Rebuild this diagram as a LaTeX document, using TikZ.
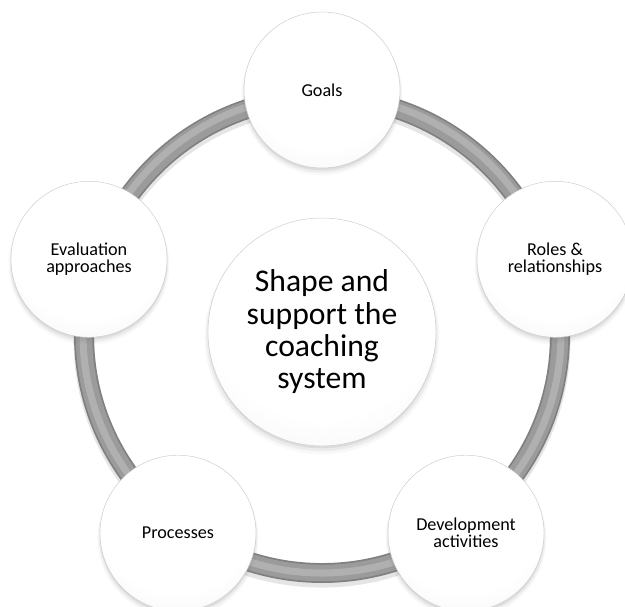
\documentclass[tikz,border=0pt]{standalone}
\usepackage{fontspec}
\setmainfont{Carlito}
\usetikzlibrary{shadows,positioning}
\pgfdeclareradialshading{orbshade}{\pgfpoint{0bp}{12bp}}{color(0bp)=(white); color(26bp)=(white); color(42bp)=(gray!12); color(50bp)=(gray!32); color(62bp)=(gray!60)}
\definecolor{ringgray}{RGB}{155,155,155}
\definecolor{ringlight}{RGB}{176,176,176}
\definecolor{ringedge}{RGB}{128,128,128}

\begin{document}
\begin{tikzpicture}[x=0.03cm,y=0.03cm,
  orb/.style={circle,shading=orbshade,draw=gray!40,thin,align=center,inner sep=0pt,
    drop shadow={shadow xshift=0pt,shadow yshift=-4pt,shadow scale=1.03,opacity=0.06},
    drop shadow={shadow xshift=0pt,shadow yshift=-3pt,shadow scale=1.015,opacity=0.1},
    drop shadow={shadow xshift=0pt,shadow yshift=-2pt,shadow scale=1.0,opacity=0.15}},
  sat/.style={orb,minimum size=4.68cm,font=\fontsize{15.5}{14.5}\selectfont},
  hubnode/.style={orb,minimum size=6.84cm,font=\fontsize{27}{27.6}\selectfont}]

 \useasboundingbox (-322,-271) rectangle (303,335);

 % ring behind the circles
 \draw[line width=18pt,black,opacity=0.10] (0,-4) circle[radius=238];
 \draw[line width=17pt,ringedge] (0,0) circle[radius=238];
 \draw[line width=14pt,ringgray] (0,0) circle[radius=238];
 \draw[line width=6pt,ringlight] (0,1) circle[radius=239];

 \node[hubnode] (hub) at (0,3) {Shape and\\support the\\coaching\\system};

 % outer circles
 \node[sat] (goals) at (90:245) {Goals};
 \node[sat] (roles) at (18:245) {Roles \&\\relationships};
 \node[sat] (devel) at (-54:245) {Development\\activities};
 \node[sat] (procs) at (-126:245) {Processes};
 \node[sat] (evalu) at (162:245) {Evaluation\\approaches};

\end{tikzpicture}
\end{document}
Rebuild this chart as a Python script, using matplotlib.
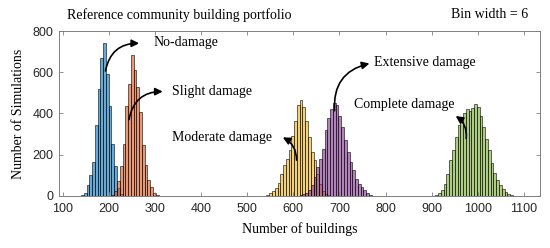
import matplotlib.pyplot as plt
import matplotlib.colors as mcolors
import numpy as np

# bin width 6, each series given as first bin edge + counts per bin
bin_width = 6

nodamage_start = 134
nodamage = [2, 5, 15, 55, 100, 165, 345, 520, 670, 740, 590, 435, 250, 145, 40, 8]

slight_start = 206
slight = [5, 25, 70, 145, 250, 435, 545, 685, 610, 530, 405, 245, 150, 75, 42, 15, 4]

moderate_start = 536
moderate = [2, 5, 12, 22, 40, 65, 105, 150, 180, 225, 290, 365, 440, 465, 430, 365,
            285, 215, 175, 105, 58, 22, 8, 3]

extensive_start = 614
extensive = [3, 8, 15, 30, 55, 90, 140, 180, 230, 320, 380, 420, 450, 440, 390, 335,
             270, 215, 165, 125, 82, 58, 42, 28, 15, 6, 2]

complete_start = 902
complete = [2, 5, 12, 30, 60, 108, 172, 222, 285, 345, 385, 400, 420, 410, 425, 445,
            430, 390, 335, 278, 222, 158, 110, 78, 52, 35, 20, 10, 4, 1]

series = [
    (nodamage_start, nodamage, (0, 0.447, 0.741)),
    (slight_start, slight, (0.85, 0.325, 0.098)),
    (moderate_start, moderate, (0.929, 0.694, 0.125)),
    (extensive_start, extensive, (0.494, 0.184, 0.556)),
    (complete_start, complete, (0.466, 0.674, 0.188)),
]

# label text, arrow tail (on bars), arrow head, text anchor, curvature
labels = [
    ("No-damage", (192, 593), (272, 740), (297, 745), -0.45),
    ("Slight damage", (243, 357), (323, 506), (337, 508), -0.45),
    ("Moderate damage", (607, 160), (572, 290), (337, 285), 0.35),
    ("Extensive damage", (690, 400), (771, 645), (776, 648), -0.45),
    ("Complete damage", (974, 265), (947, 395), (731, 445), 0.35),
]

serif = ['Liberation Serif', 'DejaVu Serif']
sans = ['Liberation Sans', 'DejaVu Sans']

fig = plt.figure(figsize=(5.5, 2.48), dpi=100)
ax = fig.add_axes([0.107, 0.21, 0.875, 0.665])

for start, counts, col in series:
    edges = start + bin_width * np.arange(len(counts))
    ax.bar(edges, counts, width=bin_width, align='edge',
           facecolor=mcolors.to_rgba(col, 0.6), edgecolor='k', linewidth=0.4)

for txt, tail, head, tpos, rad in labels:
    ax.annotate('', xy=head, xytext=tail,
                arrowprops=dict(arrowstyle='-|>', color='k', lw=1.2,
                                mutation_scale=11,
                                connectionstyle='arc3,rad=%s' % rad))
    ax.text(tpos[0], tpos[1], txt, fontsize=10, family=serif,
            ha='left', va='center')

ax.set_xlim(92, 1135)
ax.set_ylim(0, 800)
ax.set_xticks(np.arange(100, 1101, 100))
ax.set_yticks([0, 200, 400, 600, 800])
ax.tick_params(direction='in', length=3, width=0.6, top=True, right=True,
               labelsize=9, colors='#7f7f7f', labelcolor='#262626')
ax.tick_params(axis='x', pad=5)
ax.tick_params(axis='y', pad=4)
for lab in ax.get_xticklabels() + ax.get_yticklabels():
    lab.set_family(sans)
for sp in ax.spines.values():
    sp.set_color('#7f7f7f')
    sp.set_linewidth(0.7)

ax.set_xlabel('Number of buildings', fontsize=10, family=serif, labelpad=5)
ax.set_ylabel('Number of Simulations', fontsize=10, family=serif, labelpad=5)

fig.text(67 / 550, 1 - 15 / 248, 'Reference community building portfolio',
         fontsize=10, family=serif, ha='left', va='center')
fig.text(528 / 550, 1 - 15 / 248, 'Bin width = 6',
         fontsize=10, family=serif, ha='right', va='center')

fig.savefig('out.png', dpi=100)
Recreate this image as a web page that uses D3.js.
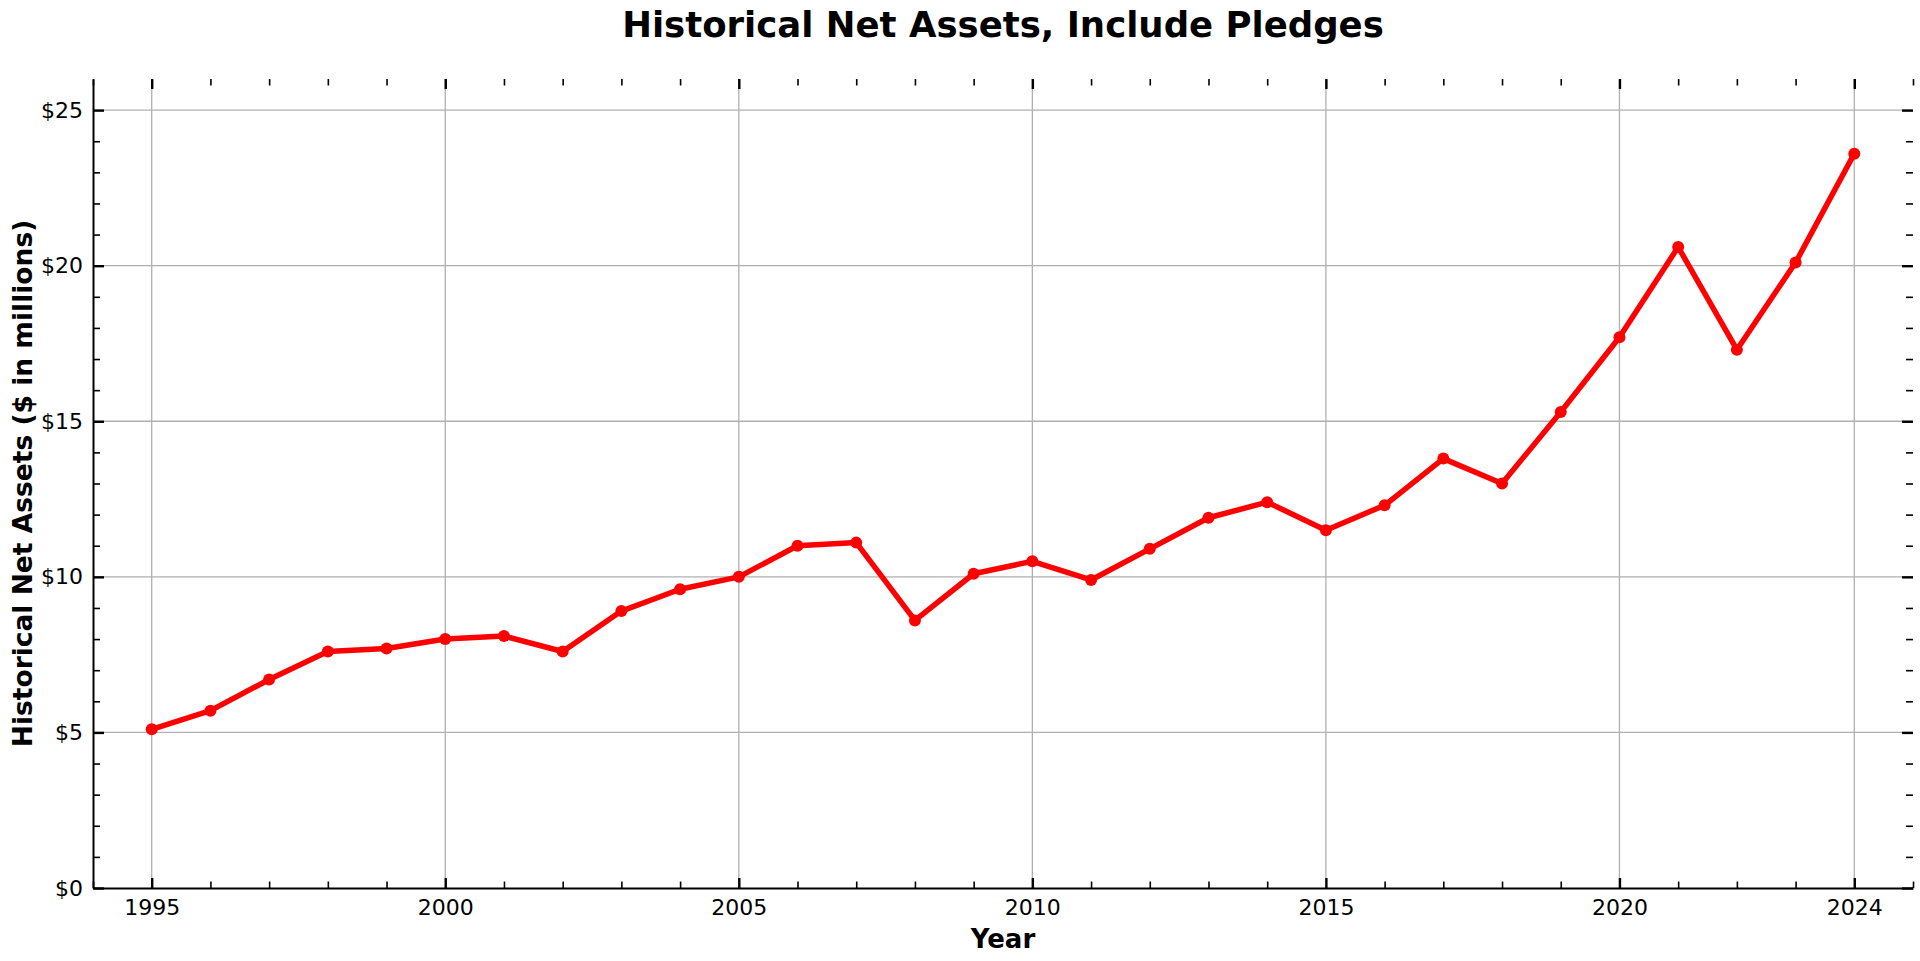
<!DOCTYPE html>
<html>
<head>
<meta charset="utf-8">
<script src="https://cdn.jsdelivr.net/npm/d3@7/dist/d3.min.js"></script>
<style>
  html, body { margin: 0; padding: 0; background: #fff; }
  svg { display: block; font-family: "DejaVu Sans", sans-serif; }
  .domain { stroke: #000; stroke-width: 2; }
  .tick line { stroke: #000; }
</style>
</head>
<body>
<svg id="svg"></svg>
<script>
// data
const years = [1995, 1996, 1997, 1998, 1999, 2000, 2001, 2002, 2003, 2004,
               2005, 2006, 2007, 2008, 2009, 2010, 2011, 2012, 2013, 2014,
               2015, 2016, 2017, 2018, 2019, 2020, 2021, 2022, 2023, 2024];
const netAssets = [5.1, 5.7, 6.7, 7.6, 7.7, 8.0, 8.1, 7.6, 8.9, 9.6,
                   10.0, 11.0, 11.1, 8.6, 10.1, 10.5, 9.9, 10.9, 11.9, 12.4,
                   11.5, 12.3, 13.8, 13.0, 15.3, 17.7, 20.6, 17.3, 20.1, 23.6];
const xMajorTicks = [1995, 2000, 2005, 2010, 2015, 2020, 2024];
const yMajorTicks = [0, 5, 10, 15, 20, 25];
const xMinorTicks = d3.range(1994, 2026).filter(d => !xMajorTicks.includes(d));
const yMinorTicks = d3.range(1, 26).filter(d => d % 5 !== 0);

const svgWidth = 1920;
const svgHeight = 961;
const plotLeft = 93, plotRight = 1913, plotTop = 79, plotBottom = 888;

const svg = d3.select("svg")
    .attr("width", svgWidth)
    .attr("height", svgHeight);

const x = d3.scaleLinear().domain([1994, 2025]).range([plotLeft, plotRight]);
const y = d3.scaleLinear().domain([0, 26]).range([plotBottom, plotTop]);

// grid
const grid = svg.append("g");
grid.selectAll("line.gx")
    .data(xMajorTicks)
    .enter()
    .append("line")
    .attr("x1", d => x(d)).attr("x2", d => x(d))
    .attr("y1", plotTop).attr("y2", plotBottom)
    .attr("stroke", "#b0b0b0").attr("stroke-width", 1.3);
grid.selectAll("line.gy")
    .data(yMajorTicks.filter(d => d > 0))
    .enter()
    .append("line")
    .attr("x1", plotLeft).attr("x2", plotRight)
    .attr("y1", d => y(d)).attr("y2", d => y(d))
    .attr("stroke", "#b0b0b0").attr("stroke-width", 1.3);

// axes, ticks inward on all sides
function styleAxis(g, width, keepDomain) {
    g.selectAll(".tick line").attr("stroke-width", width);
    if (!keepDomain) g.select(".domain").remove();
    g.selectAll(".tick text")
        .attr("fill", "#000")
        .style("font-size", "22px")
        .style("font-family", "DejaVu Sans");
}

// bottom
svg.append("g").attr("transform", `translate(0,${plotBottom})`)
    .call(d3.axisBottom(x).tickValues(xMinorTicks).tickSize(-6.5).tickFormat(""))
    .call(g => styleAxis(g, 1.6, false));
svg.append("g").attr("transform", `translate(0,${plotBottom})`)
    .call(d3.axisBottom(x).tickValues(xMajorTicks).tickSize(-10).tickSizeOuter(0)
        .tickPadding(11).tickFormat(d3.format("d")))
    .call(g => styleAxis(g, 2.4, true));

// left
svg.append("g").attr("transform", `translate(${plotLeft},0)`)
    .call(d3.axisLeft(y).tickValues(yMinorTicks).tickSize(-7).tickFormat(""))
    .call(g => styleAxis(g, 1.6, false));
svg.append("g").attr("transform", `translate(${plotLeft},0)`)
    .call(d3.axisLeft(y).tickValues(yMajorTicks).tickSize(-11).tickSizeOuter(0)
        .tickPadding(10).tickFormat(d => "$" + d))
    .call(g => styleAxis(g, 2.4, true));

// top
svg.append("g").attr("transform", `translate(0,${plotTop})`)
    .call(d3.axisTop(x).tickValues(xMinorTicks).tickSize(-6.5).tickFormat(""))
    .call(g => styleAxis(g, 1.6, false));
svg.append("g").attr("transform", `translate(0,${plotTop})`)
    .call(d3.axisTop(x).tickValues(xMajorTicks).tickSize(-10).tickFormat(""))
    .call(g => styleAxis(g, 2.4, false));

// right
svg.append("g").attr("transform", `translate(${plotRight},0)`)
    .call(d3.axisRight(y).tickValues(yMinorTicks).tickSize(-7).tickFormat(""))
    .call(g => styleAxis(g, 1.6, false));
svg.append("g").attr("transform", `translate(${plotRight},0)`)
    .call(d3.axisRight(y).tickValues(yMajorTicks).tickSize(-11).tickFormat(""))
    .call(g => styleAxis(g, 2.4, false));

// line and markers
const line = d3.line()
    .x((d, i) => x(years[i]))
    .y(d => y(d));

svg.append("path")
    .datum(netAssets)
    .attr("d", line)
    .attr("fill", "none")
    .attr("stroke", "#ff0000")
    .attr("stroke-width", 5.5)
    .attr("stroke-linejoin", "round")
    .attr("stroke-linecap", "round");

svg.selectAll("circle")
    .data(netAssets)
    .enter()
    .append("circle")
    .attr("cx", (d, i) => x(years[i]))
    .attr("cy", d => y(d))
    .attr("r", 6)
    .attr("fill", "#ff0000");

// titles
svg.append("text")
    .attr("x", (plotLeft + plotRight) / 2)
    .attr("y", 37)
    .attr("text-anchor", "middle")
    .style("font-size", "35.5px")
    .style("font-weight", "bold")
    .text("Historical Net Assets, Include Pledges");

svg.append("text")
    .attr("x", (plotLeft + plotRight) / 2)
    .attr("y", 948)
    .attr("text-anchor", "middle")
    .style("font-size", "26px")
    .style("font-weight", "bold")
    .text("Year");

svg.append("text")
    .attr("transform", `translate(32,${(plotTop + plotBottom) / 2}) rotate(-90)`)
    .attr("text-anchor", "middle")
    .style("font-size", "26.5px")
    .style("font-weight", "bold")
    .text("Historical Net Assets ($ in millions)");
</script>
</body>
</html>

# JOB
Search the data above for the string "using" and return every line that has it.

# THE SOLUTION
Rebuild this diagram as a LaTeX document, using TikZ.
Rebuild this chart as a Python script, using matplotlib.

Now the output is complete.